1. Stay In Your Sphere (Kokyu-ho) Aikido theory visualizes a ball of energy centred about two inches below the navel, and extending out from there, potentially in every direction. This centre is the point around which movement and breathing are organised. In aikido, we spend a lot of time learning how to move and breathe from this centre, and experiencing what happens when we lose our centres. We discover that centred movement is powerful and graceful and effective. When the connection to the centre is broken or over-reached, we become clumsy, weak and vulnerable. Given a strong, clear centre, it becomes possible to think of body movement as a rolling sphere of energy (and later as a spiral wave form), projected from a single point. In aikido, we practise to stay centred, project power from the centre, control an opponent’s centre, avoid being controlled by his. This sounds very mystical, but it has real implications for conflict management in everyday life (Know who your are and where you are. Never overreach yourself. Never contend with power on its own terms. Make it come to you and contend with you on yours).

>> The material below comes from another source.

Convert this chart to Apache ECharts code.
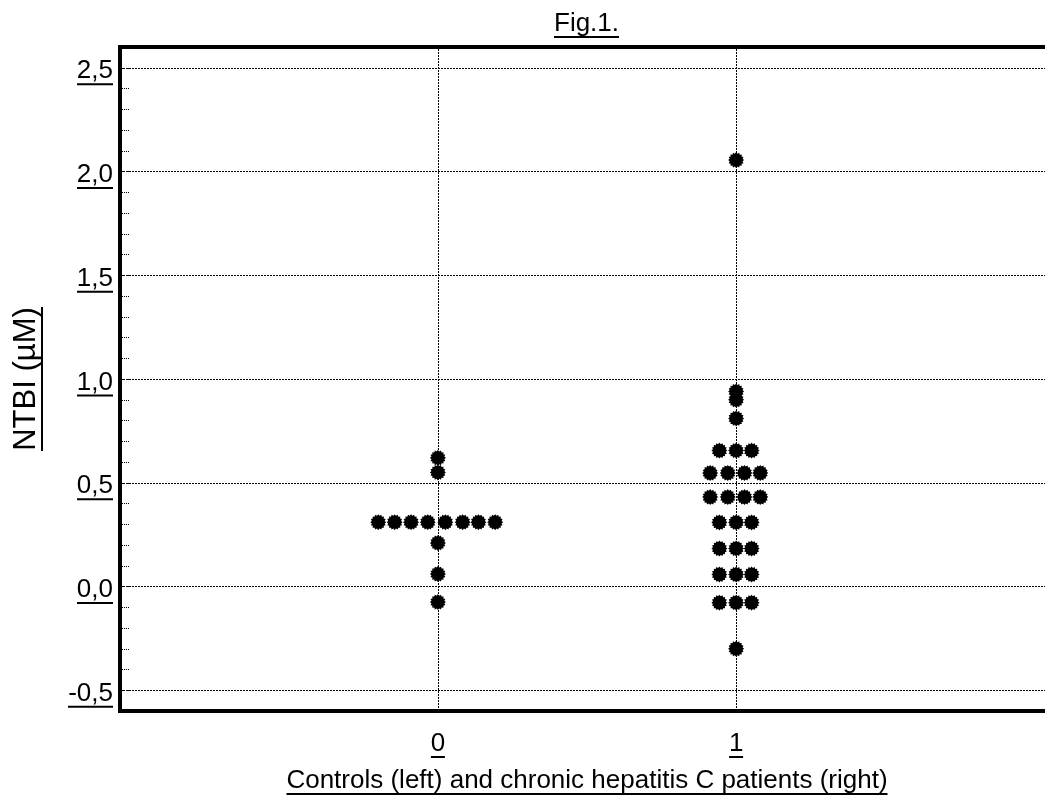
<!DOCTYPE html>
<html>
<head>
<meta charset="utf-8">
<script src="https://cdn.jsdelivr.net/npm/echarts@6/dist/echarts.min.js"></script>
<style>html,body{margin:0;padding:0;background:#fff}#c{width:1045px;height:802px}</style>
</head>
<body>
<div id="c"></div>
<script>
// ---------- data ----------
const chartTitle = 'Fig.1.';
const xAxisTitle = 'Controls (left) and chronic hepatitis C patients (right)';
const yAxisTitle = 'NTBI (µM)';
const xTickValues = [0, 1];
const yTickValues = [-0.5, 0, 0.5, 1, 1.5, 2, 2.5];

// Controls (group 0): x = group position with horizontal spread, y = NTBI
const controlX = [0, 0, -0.2, -0.145, -0.09, -0.034, 0.025, 0.083, 0.136, 0.192, 0, 0, 0];
const controlY = [0.62, 0.55, 0.31, 0.31, 0.31, 0.31, 0.31, 0.31, 0.31, 0.31, 0.21, 0.06, -0.075];

// Chronic hepatitis C patients (group 1)
const patientX = [1, 1, 1, 1,
  0.944, 1, 1.052,
  0.913, 0.972, 1.028, 1.081,
  0.913, 0.972, 1.028, 1.081,
  0.944, 1, 1.052,
  0.944, 1, 1.052,
  0.944, 1, 1.052,
  0.944, 1, 1.052,
  1];
const patientY = [2.055, 0.94, 0.90, 0.81,
  0.655, 0.655, 0.655,
  0.547, 0.547, 0.547, 0.547,
  0.431, 0.431, 0.431, 0.431,
  0.309, 0.309, 0.309,
  0.183, 0.183, 0.183,
  0.058, 0.058, 0.058,
  -0.078, -0.078, -0.078,
  -0.30];

// ---------- styling ----------
const FONT = '"Liberation Sans", Arial, sans-serif';
const FS = 26;
const GRID = {left: 120, top: 47, width: 934, bottom: 91};
const cv = document.createElement('canvas').getContext('2d');
function tw(s, fs) { cv.font = (fs || FS) + 'px ' + FONT; return cv.measureText(s).width; }
function fmtNum(v) { return v.toFixed(1).replace('.', ','); }
function rich(prefix, texts, fs) {
  fs = fs || FS;
  const r = {t: {fontFamily: FONT, fontSize: fs, fontWeight: 'normal', color: '#000', lineHeight: Math.round(fs * 0.92)}};
  texts.forEach((s, i) => {
    r[prefix + i] = {width: Math.round(tw(s, fs)), height: 2, lineHeight: 2, backgroundColor: '#000'};
  });
  return r;
}
function burst(n, rIn) {
  let d = '';
  for (let i = 0; i < 2 * n; i++) {
    const a = Math.PI * i / n, r = i % 2 ? rIn : 1;
    d += (i ? ' L' : 'M') + (50 + 50 * r * Math.cos(a)).toFixed(2) + ' ' + (50 + 50 * r * Math.sin(a)).toFixed(2);
  }
  return 'path://' + d + ' Z';
}
const dotSymbol = burst(16, 0.82);

const yTexts = yTickValues.map(fmtNum);
const xTexts = xTickValues.map(String);
const yRich = rich('u', yTexts);
const xRich = rich('u', xTexts);
const nameRichX = rich('u', [xAxisTitle]);
const YNAME_FS = 31;
const nameRichY = rich('u', [yAxisTitle], YNAME_FS);
const titleRich = rich('u', [chartTitle]);

const pairs = (xs, ys) => xs.map((x, i) => [x, ys[i]]);
const gridCenterX = GRID.left + GRID.width / 2;
const gridLine = {color: '#000', width: 1, type: [2, 1]};

const option = {
  animation: false,
  backgroundColor: '#fff',
  title: {
    text: '{t|' + chartTitle + '}\n{u0| }',
    left: Math.round(gridCenterX - tw(chartTitle) / 2),
    top: 12,
    padding: 0,
    textStyle: {fontWeight: 'normal', rich: titleRich}
  },
  grid: {left: GRID.left, top: GRID.top, width: GRID.width, bottom: GRID.bottom,
    outerBoundsMode: 'none', containLabel: false,
    show: true, borderColor: '#000', borderWidth: 4, backgroundColor: 'transparent'},
  xAxis: {
    type: 'value', min: -1.066, max: 2.066,
    axisLine: {show: false, onZero: false}, axisTick: {show: false}, splitLine: {show: false},
    axisLabel: {
      customValues: xTickValues, margin: 21,
      formatter: v => {
        const i = xTickValues.findIndex(t => Math.abs(t - v) < 1e-6);
        return i < 0 ? '' : '{t|' + xTexts[i] + '}\n{u' + i + '| }';
      },
      rich: xRich
    },
    name: '{t|' + xAxisTitle + '}\n{u0| }',
    nameLocation: 'middle', nameGap: 58,
    nameTextStyle: {rich: nameRichX}
  },
  yAxis: {
    type: 'value', min: -0.6, max: 2.6, interval: 0.1,
    axisLine: {show: false, onZero: false}, splitLine: {show: false},
    axisTick: {show: true, inside: true, length: 10, lineStyle: {color: '#000', width: 1, type: [1, 1]}},
    axisLabel: {
      margin: 7, padding: [9, 0, 0, 0],
      formatter: v => {
        const i = yTickValues.findIndex(t => Math.abs(t - v) < 1e-6);
        return i < 0 ? '' : '{t|' + yTexts[i] + '}\n{u' + i + '| }';
      },
      rich: yRich
    },
    name: '{t|' + yAxisTitle + '}\n{u0| }',
    nameLocation: 'middle', nameGap: 77,
    nameTextStyle: {rich: nameRichY}
  },
  series: [
    {
      name: 'Controls', type: 'scatter', data: pairs(controlX, controlY),
      symbol: dotSymbol, symbolSize: 16, itemStyle: {color: '#000', opacity: 1}, z: 3,
      markLine: {
        silent: true, symbol: ['none', 'none'], label: {show: false},
        lineStyle: gridLine,
        emphasis: {disabled: true},
        data: yTickValues.map(v => ({yAxis: v})).concat(xTickValues.map(v => ({xAxis: v})))
      }
    },
    {
      name: 'Patients', type: 'scatter', data: pairs(patientX, patientY),
      symbol: dotSymbol, symbolSize: 16, itemStyle: {color: '#000', opacity: 1}, z: 3
    }
  ]
};
echarts.init(document.getElementById('c')).setOption(option);
</script>
</body>
</html>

2. Go to Meet the Attack and Get Out of Its Way (Tenkan, Irimi and Irimi Nage) The critical moment of any real fight is the instant of engagement (the moment when attacker first makes physical contact). Before that moment, they are manoeuvring for position and sizing each other up. By the time they actually engage, it is already decided who has the advantage of the ground, who is afraid of whom, who is attacking and who is being attacked. One of the great strengths of aikido among the martial arts is that it enables us to practise this moment of approach safely and realistically (at full speed and power). Aikido also teaches a characteristic strategy for this early initial stage of combat. You should, of course, anticipate the situation as it builds, and do everything you can to defuse it. But if an attack develops, you should go to meet it and then get out of its way. Aikido footwork is designed to let you meet an attack without becoming aggressive and then, at the last instant, to step out of its path leaving your attacker confused and off balance, and yourself in control of the situation.

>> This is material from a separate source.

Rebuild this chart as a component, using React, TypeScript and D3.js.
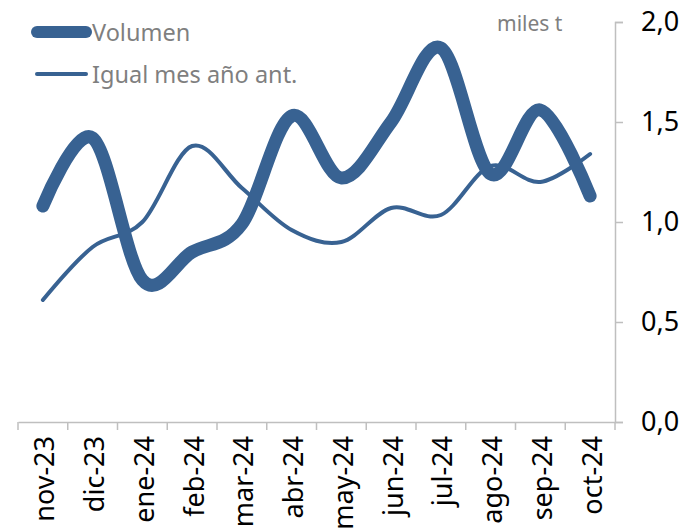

3. Join and Lead, Don’t Force (Tenkan, Tenchi Nage) If you hope to influence someone, you have to convince him that you are on his side (that 3 both of you have common basic concerns). The use of power in aikido is very interesting: We do not aim to destroy or injure an opponent. We aim to control and neutralise him, and we seek to do this much more by subtle influence rather than by brute force. An attack without commitment can be ignored or brushed aside. An attack is dangerous only to the extent that it is committed (that it has a real intention and focus). The first problem is to get out of the way of that intention, not to allow oneself to remain its target. Only then are you in a position to re-direct and steer the intention of the attack by adding your own intentions to it. That is the key: In aikido we never meet and oppose force and try to overcome it. If an opponent has lost his centre, you must become the centre for his movement as well as your own.
4. Let the Process Do the Work (Shiho Nage) In human affairs, the concept of ripeness is one of the hardest things to understand. It is difficult to be patient. It is difficult to trust a process and wait for it to produce its results in its own good time. In aikido, you do not throw your opponent to the ground. You create a movement (between the two of you) that works to your advantage. It is the movement, not you, that makes the throw.